A high-resolution 13C NMR approach for profiling fatty acid unsaturation in lipid extracts and in live Caenorhabditis elegans

Abstract

Unsaturated fatty acids (UFA) play a crucial role in central cellular processes in animals, including membrane function, development, and disease. Disruptions in UFA homeostasis can contribute to the onset of metabolic, cardiovascular, and neurodegenerative disorders. Consequently, there is a high demand for analytical techniques to study lipid compositions in live cells and multicellular organisms. Conventional analysis of UFA compositions in cells, tissues and organisms involves solvent extraction procedures coupled with analytical techniques such as gas chromatography,mass spectrometry (MS) and/or nuclear magnetic resonance (NMR) spectroscopy.
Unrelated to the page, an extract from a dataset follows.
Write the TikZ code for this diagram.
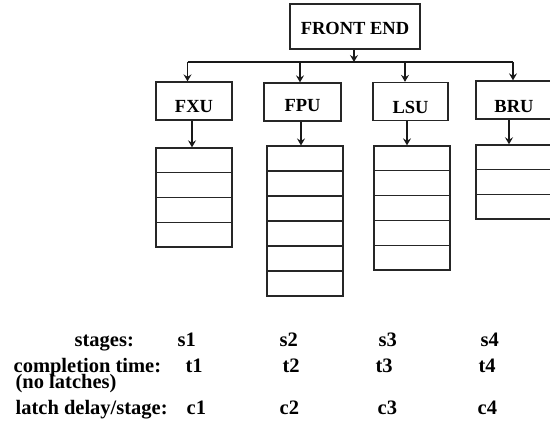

As a non-destructive and non-targeted technique, NMR spectroscopy is uniquely capable of characterizing the chemical profiling of living cells and multicellular organisms. Here we use NMR spectroscopy to analyze C. elegans, enabling the determination of their lipid compositions and fatty acid unsaturation levels both in cell-free lipid extracts and in vivo. The NMR spectra of lipid extracts from wild-type and fat-3 mutant C. elegans strains revealed notable differences due to the absence of Δ-6 fatty acid desaturase activity, including the lack of arachidonic and eicosapentaenoic acyl chains. Uniform 13C-isotope labeling and high-resolution 2D solution-state NMR of live worms confirmed these findings, indicating that the signals originated from fast-tumbling lipid molecules within lipid droplets. Overall, this strategy permits the analysis of lipid storage in intact worms and has enough resolution and sensitivity to identify differences between wild type and mutant animals with impaired fatty acid desaturation. Our results establish methodological benchmarks for future investigations of fatty acid regulation in live C. elegans using NMR.